Posted: 2/19/04
Logsdon student returns to South
Africa for 10 months of study, service
By Loretta Fulton
Abilene Reporter-News
A summer trip to Africa two years ago evoked two powerful emotions in Jessica Glaze– homesickness and a deep sympathy for the poverty-stricken people she encountered.
Glaze, a Hardin-Simmons University junior from Seymour, had swept the memory of the homesickness under the rug when the opportunity arose to go back to Africa to help the people who so moved her.
She left Abilene recently for two semesters of study at the University of KwaZulu-Natal in Pietermaritzburg, South Africa.
| Jessica Glaze |
Although she will be a full-time student, Glaze, 21, also will volunteer at the nearby African Cooperative Action Trust, a Christian-based agency that helps people of the region learn skills and trades.
The seeds for the 10-month adventure were planted in the summer of 2002 when Glaze and other students accompanied Rob Sellers, professor of missions at Hardin-Simmons' Logsdon School of Theology, on a trip to Kenya and South Africa.
Seeing children begging in the streets is a sight Glaze will never forget.
She had seen poverty in the United States on student mission trips, but this was different.
“The sheer amount of poverty was overwhelming,” she said.
The powerful memory stuck with Glaze. But after returning home, she wasn't sure if what she was feeling was mere emotion or if she had a true calling to serve the people she saw.
Then, things started falling into place. She learned she could transfer credits from the University of KwaZulu-Natal to Hardin-Simmons and that her scholarships would apply there.
She found out she could volunteer at the cooperative that provided aid to the people she wanted to help.
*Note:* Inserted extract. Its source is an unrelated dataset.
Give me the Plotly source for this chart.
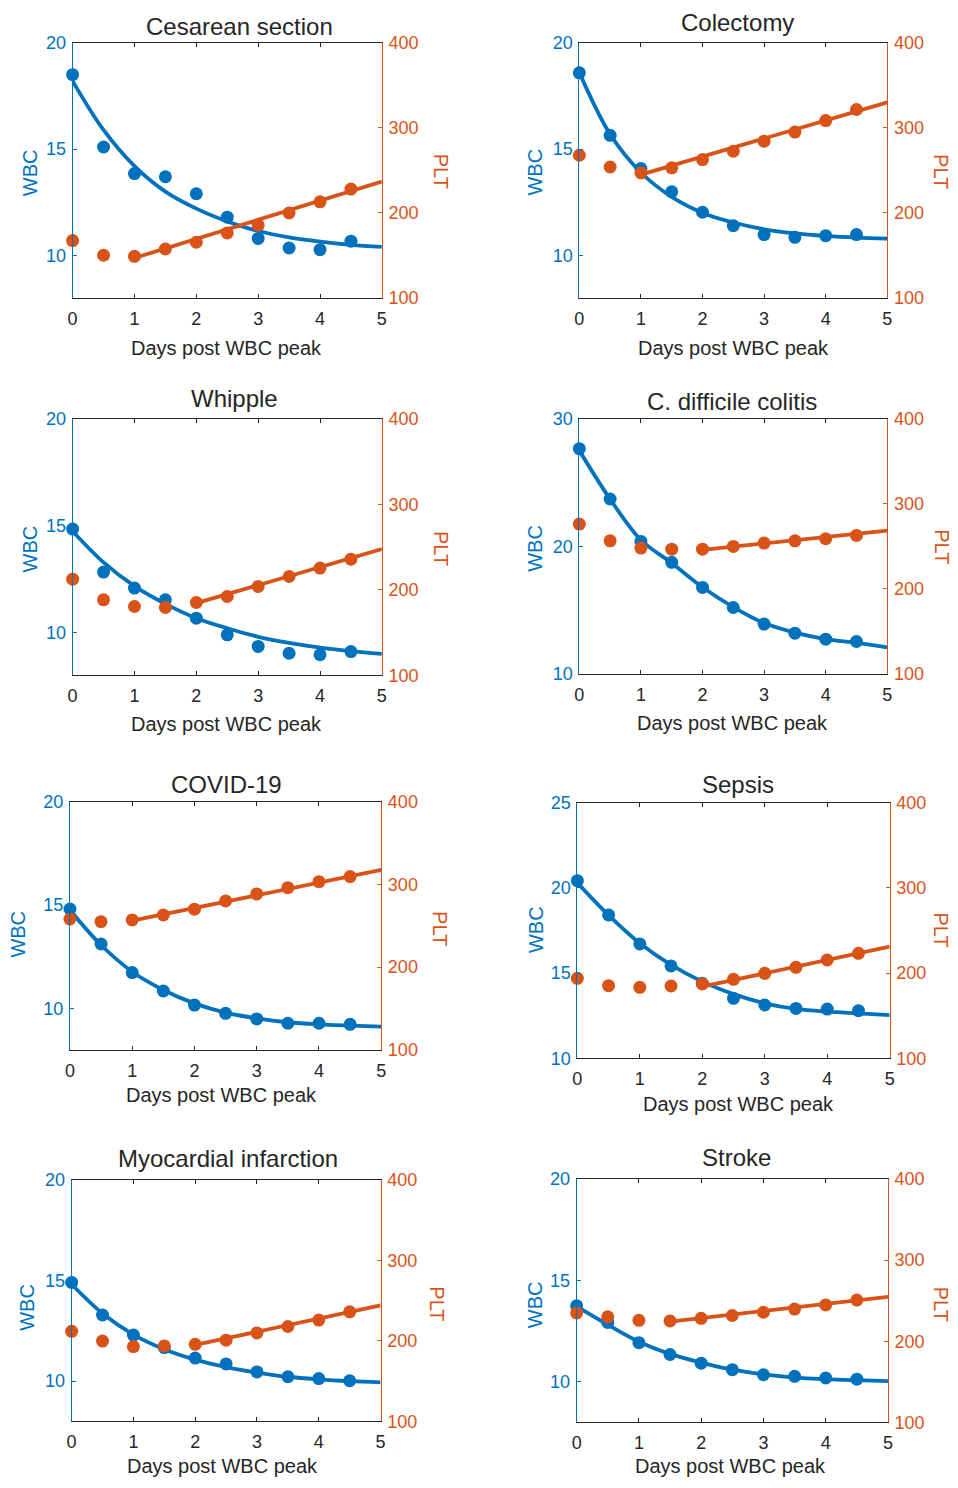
import plotly.graph_objects as go

# ---------------- data ----------------
days = [0, 0.5, 1, 1.5, 2, 2.5, 3, 3.5, 4, 4.5]
fit_days = [0, 0.5, 1, 1.5, 2, 2.5, 3, 3.5, 4, 4.5, 5]

titles = ["Cesarean section", "Colectomy", "Whipple", "C. difficile colitis",
          "COVID-19", "Sepsis", "Myocardial infarction", "Stroke"]

wbc_ranges = [[8, 20], [8, 20], [8, 20], [10, 30], [8, 20], [10, 25], [8, 20], [8, 20]]
wbc_ticks = [[10, 15, 20], [10, 15, 20], [10, 15, 20], [10, 20, 30],
             [10, 15, 20], [10, 15, 20, 25], [10, 15, 20], [10, 15, 20]]
plt_range = [100, 400]
plt_ticks = [100, 200, 300, 400]
day_ticks = [0, 1, 2, 3, 4, 5]

# Cesarean section
cesarean_wbc = [18.5, 15.1, 13.85, 13.7, 12.9, 11.8, 10.8, 10.35, 10.27, 10.67]
cesarean_plt = [167.5, 150.2, 149, 157.6, 165.5, 176.5, 185.5, 200, 213, 228]
cesarean_wbc_fit = [18.2, 15.9, 14.2, 13.0, 12.2, 11.6, 11.15, 10.85, 10.65, 10.5, 10.4]
cesarean_plt_fit_x = [1, 5]
cesarean_plt_fit = [147, 237]

# Colectomy
colectomy_wbc = [18.59, 15.65, 14.09, 12.99, 12.03, 11.4, 10.98, 10.85, 10.93, 10.98]
colectomy_plt = [267.8, 254, 247, 253, 262.7, 272.5, 284.3, 295, 308.6, 321.6]
colectomy_wbc_fit = [18.6, 15.7, 13.9, 12.75, 12.0, 11.55, 11.23, 11.04, 10.92, 10.84, 10.79]
colectomy_plt_fit_x = [1, 5]
colectomy_plt_fit = [245, 330]

# Whipple
whipple_wbc = [14.85, 12.84, 12.09, 11.54, 10.68, 9.9, 9.36, 9.04, 8.97, 9.12]
whipple_plt = [212.7, 188.5, 180.7, 179.6, 185.4, 192.4, 204.1, 215.8, 225.6, 236.1]
whipple_wbc_fit = [14.75, 13.29, 12.18, 11.35, 10.68, 10.21, 9.81, 9.52, 9.30, 9.14, 9.01]
whipple_plt_fit_x = [2, 5]
whipple_plt_fit = [184.6, 247.8]

# C. difficile colitis
cdiff_wbc = [27.65, 23.71, 20.39, 18.75, 16.79, 15.22, 13.92, 13.21, 12.74, 12.56]
cdiff_plt = [276.2, 256.6, 248, 246.8, 246.8, 250, 253.9, 256.6, 259, 262.9]
cdiff_wbc_fit = [27.5, 23.7, 20.5, 18.7, 16.8, 15.25, 14.0, 13.25, 12.75, 12.45, 12.1]
cdiff_plt_fit_x = [2, 5]
cdiff_plt_fit = [246, 268.4]

# COVID-19
covid_wbc = [14.81, 13.12, 11.74, 10.85, 10.17, 9.77, 9.5, 9.29, 9.29, 9.24]
covid_plt = [258.2, 255, 257, 263, 270, 280, 288.4, 296, 303.3, 309.4]
covid_wbc_fit = [14.76, 13.07, 11.78, 10.9, 10.25, 9.8, 9.53, 9.34, 9.24, 9.18, 9.13]
covid_plt_fit_x = [1, 5]
covid_plt_fit = [256.2, 317.4]

# Sepsis
sepsis_wbc = [20.42, 18.41, 16.71, 15.42, 14.4, 13.52, 13.13, 12.93, 12.89, 12.8]
sepsis_plt = [193.9, 185.3, 183.3, 184.9, 187.3, 192.7, 199.8, 206.8, 215.4, 223.2]
sepsis_wbc_fit = [20.3, 18.4, 16.75, 15.48, 14.5, 13.77, 13.23, 12.9, 12.74, 12.64, 12.54]
sepsis_plt_fit_x = [2, 5]
sepsis_plt_fit = [184.1, 231]

# Myocardial infarction
mi_wbc = [14.91, 13.29, 12.29, 11.67, 11.15, 10.86, 10.46, 10.22, 10.13, 10.02]
mi_plt = [212, 199.8, 193, 193.8, 195.8, 201, 210, 218, 226, 236.2]
mi_wbc_fit = [14.82, 13.37, 12.32, 11.59, 11.07, 10.7, 10.43, 10.22, 10.09, 10.0, 9.94]
mi_plt_fit_x = [2, 5]
mi_plt_fit = [195, 244.3]

# Stroke
stroke_wbc = [13.75, 12.93, 11.93, 11.35, 10.92, 10.6, 10.35, 10.27, 10.19, 10.13]
stroke_plt = [235, 230.2, 225.9, 225.1, 228.3, 231.8, 235.8, 239.7, 244.8, 250.8]
stroke_wbc_fit = [13.72, 12.82, 11.98, 11.38, 10.95, 10.6, 10.37, 10.21, 10.13, 10.08, 10.04]
stroke_plt_fit_x = [1.5, 5]
stroke_plt_fit = [224.3, 254.7]

panels = [
    (cesarean_wbc, cesarean_plt, cesarean_wbc_fit, cesarean_plt_fit_x, cesarean_plt_fit),
    (colectomy_wbc, colectomy_plt, colectomy_wbc_fit, colectomy_plt_fit_x, colectomy_plt_fit),
    (whipple_wbc, whipple_plt, whipple_wbc_fit, whipple_plt_fit_x, whipple_plt_fit),
    (cdiff_wbc, cdiff_plt, cdiff_wbc_fit, cdiff_plt_fit_x, cdiff_plt_fit),
    (covid_wbc, covid_plt, covid_wbc_fit, covid_plt_fit_x, covid_plt_fit),
    (sepsis_wbc, sepsis_plt, sepsis_wbc_fit, sepsis_plt_fit_x, sepsis_plt_fit),
    (mi_wbc, mi_plt, mi_wbc_fit, mi_plt_fit_x, mi_plt_fit),
    (stroke_wbc, stroke_plt, stroke_wbc_fit, stroke_plt_fit_x, stroke_plt_fit),
]

# ---------------- layout / style ----------------
W, H = 958, 1488
BLUE = "#0072BD"
ORANGE = "#D95319"
DARK = "#262626"
FONT = "Liberation Sans, Arial, Helvetica, sans-serif"

# target positions, in pixels of the reference picture: left, right, top, bottom
boxes = [
    (72.7, 382.3, 41.7, 296.7), (580, 888.3, 41.7, 296.7),
    (72.7, 382.3, 417.7, 674), (580, 888.3, 417.3, 672.7),
    (70, 381.7, 800, 1048.3), (578, 890.7, 801, 1056.7),
    (71.7, 381, 1178.3, 1419.5), (577.3, 889, 1177.3, 1420.5),
]
title_pos = [(240, 25), (738, 21), (235, 397), (733, 400),
             (227, 783), (739, 783), (228, 1157), (737, 1156)]
xlab_pos = [(227, 347), (734, 347), (227, 722), (733, 721),
            (222, 1093), (739, 1102), (223, 1466), (731, 1477)]
wbc_lab_pos = [(30, 171), (536, 171), (30, 547), (536, 547),
               (18, 932), (536, 928), (27, 1305), (535, 1303)]
plt_lab_pos = [(441, 170), (946, 170), (441, 547), (946, 545),
               (441, 927), (946, 928), (438, 1302), (946, 1302)]

# the photographed picture maps page pixels as  pic = A + S * page;
# invert it so that the picture lands on the reference positions
AX, SX = 5.0, 0.9907
AY, SY = 8.9, 0.986


def page_x(px):
    return (px - AX) / SX


def page_y(py):
    return (py - AY) / SY


def fx(px):
    return page_x(px) / W


def fy(py):
    return 1 - page_y(py) / H


fig = go.Figure()
layout = dict(
    width=W, height=H, margin=dict(l=0, r=0, t=0, b=0),
    paper_bgcolor="white", plot_bgcolor="white", showlegend=False,
    font=dict(family=FONT, color=DARK),
)
annotations = []


def ann(text, px, py, size, color, angle=0, max_px=None, max_py=None):
    x = page_x(px)
    y = page_y(py)
    if max_px is not None:
        x = min(x, max_px)
    if max_py is not None:
        y = min(y, max_py)
    annotations.append(dict(
        text=text, x=x / W, y=1 - y / H, xref="paper", yref="paper",
        xanchor="center", yanchor="middle", showarrow=False, textangle=angle,
        font=dict(family=FONT, size=size, color=color)))


for i, (wbc, plt_v, wbc_fit, plt_fx, plt_fit) in enumerate(panels):
    L, R, T, B = boxes[i]
    xn = "" if i == 0 else str(i + 1)
    yl = 2 * i + 1
    yr = 2 * i + 2
    yln = "" if yl == 1 else str(yl)
    yrn = str(yr)

    layout["xaxis" + xn] = dict(
        domain=[fx(L), fx(R)], anchor="y" + yln, range=[0, 5], tickvals=day_ticks,
        ticks="inside", ticklen=4, tickcolor=DARK, showline=True, linecolor=DARK,
        linewidth=1, mirror="ticks", showgrid=False, zeroline=False,
        tickfont=dict(family=FONT, size=18, color=DARK), ticklabelstandoff=4)
    layout["yaxis" + yln] = dict(
        domain=[fy(B), fy(T)], anchor="x" + xn, range=wbc_ranges[i],
        tickvals=wbc_ticks[i], ticks="inside", ticklen=4, tickcolor=BLUE,
        showline=True, linecolor=BLUE, linewidth=1, showgrid=False, zeroline=False,
        tickfont=dict(family=FONT, size=18, color=BLUE), ticklabelstandoff=2)
    layout["yaxis" + yrn] = dict(
        overlaying="y" + yln, side="right", anchor="x" + xn, range=plt_range,
        tickvals=plt_ticks, ticks="inside", ticklen=4, tickcolor=ORANGE,
        showline=True, linecolor=ORANGE, linewidth=1, showgrid=False, zeroline=False,
        tickfont=dict(family=FONT, size=18, color=ORANGE), ticklabelstandoff=2)

    xa = "x" + xn
    fig.add_trace(go.Scatter(x=fit_days, y=wbc_fit, mode="lines", xaxis=xa, yaxis="y" + yln,
                             line=dict(color=BLUE, width=3.8, shape="spline"),
                             cliponaxis=False, hoverinfo="skip"))
    fig.add_trace(go.Scatter(x=days, y=wbc, mode="markers", xaxis=xa, yaxis="y" + yln,
                             marker=dict(color=BLUE, size=13), cliponaxis=False))
    fig.add_trace(go.Scatter(x=plt_fx, y=plt_fit, mode="lines", xaxis=xa, yaxis="y" + yrn,
                             line=dict(color=ORANGE, width=3.8),
                             cliponaxis=False, hoverinfo="skip"))
    fig.add_trace(go.Scatter(x=days, y=plt_v, mode="markers", xaxis=xa, yaxis="y" + yrn,
                             marker=dict(color=ORANGE, size=13), cliponaxis=False))

    ann(titles[i], *title_pos[i], 24, DARK, max_py=H - 16)
    ann("Days post WBC peak", *xlab_pos[i], 20, DARK, max_py=H - 12)
    ann("WBC", *wbc_lab_pos[i], 20, BLUE, -90)
    ann("PLT", *plt_lab_pos[i], 20, ORANGE, 90, max_px=W - 12)

layout["annotations"] = annotations
fig.update_layout(**layout)
fig.write_html(
    "out.html",
    config={"displayModeBar": False},
    post_script="document.body.style.margin='0';document.body.style.overflow='hidden';",
)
The final piece came one day as Glaze read a verse from the book of Isaiah.
The prophet heard God asking, “Whom shall I send?” And Isaiah answered, “Here am I; send me.”
That Scripture convinced Glaze of what she must do.
“Right then I knew that God was calling me back to South Africa,” she said.
For the next 10 months, Glaze will live with a family she stayed with on the previous trip. She will take courses in African theology, Greek and Hebrew.
Glaze's professor, Sellers, said he wasn't surprised by the decision.
It wasn't the first time students have responded to the wider world once they have been exposed to it, Sellers said.
“They get into this other culture, and their eyes are opened,” he said.
Sellers and his wife were missionaries to Indonesia for 25 years.
Their interest was spurred by two-year mission trips after they graduated from college.
Now, Sellers wants his students to have that same exposure to different cultures.
Each summer he takes groups to different parts of the world, with a trip to Spain and Morocco planned this year.
In 2001, Sellers led a group to Europe, and one of his students, Jeff Hobbs, returned for an 18-month stint with the International Baptist Church of Zurich.
“His whole horizon has changed,” Sellers said.
He expects the same will happen to Glaze.
She's not quite sure what to think about being so far away from home for nearly a year.
The thought of the people she will be serving keeps reassuring her she made the right decision.
“That's really what I want to do,” Glaze said, “help the people who need it most.”